Dirt Rag
- Former editors: Josh Patterson, Mike Cushionbury, Eric McKeegan, Karen Brooks, Michael Browne, Elaine Tierney, Carolyne Whelan
- Categories: Sports and Outdoors
- Frequency: 4 issues per year
- Circulation: 35,000
- Publisher: Maurice Tierney
- Founder: Maurice Tierney, Elaine Tierney
- Founded: 1989
- Final issue: January 2020
- Country: USA
- Based in: Pittsburgh
- Language: English
- ISSN: 1082-6785

= Dirt Rag =

American mountain bike magazine

Dirt Rag was a mountain bike magazine based out of Pittsburgh, Pennsylvania. The magazine covered many aspects of mountain-bike culture. It was in circulation between 1989 and January 2020.

Dirt Rag's old logo

==Unique features==
Founded in 1989, Dirt Rag was an independently owned mountain bike magazine that enjoyed worldwide distribution. The magazine focused on mountain bikes and their riders, but it also embraced all aspects of bicycle culture. The magazine was known for thorough and honest product reviews, a unique perspective on cycling, and original bicycle-related literature and art.

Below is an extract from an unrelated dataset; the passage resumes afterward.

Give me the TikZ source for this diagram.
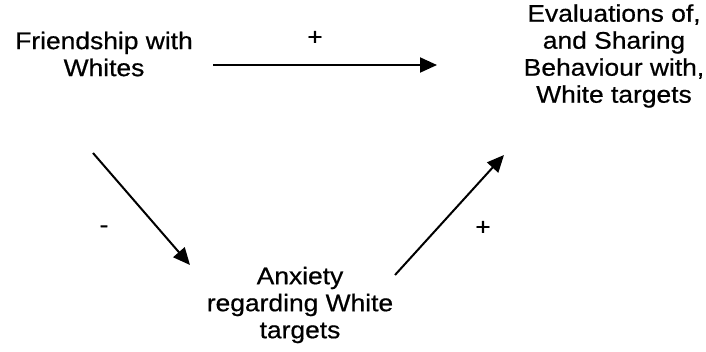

The Dirt Rag Issue #19 Cover

Dirt Rag celebrated a grassroots connection to its readers and coverage of neglected niches of the bicycle world.

==Publishing facts==
- Dirt Rag was originally published seven times per year, but was reduced to four issues in its final year of publication.
- In 2012, Dirt Rag founded a new parent company, Rotating Mass Media, to oversee the Dirt Rag brand and the Dirt Fest mountain bike festivals.
- Founders Maurice and Elaine Tierney were elected to the Mountain Bike Hall of Fame in 2002.
- On January 30, 2020, Dirt Rag announced they would be "shutting its doors and ceasing all operations, including the website and Dirt Fest."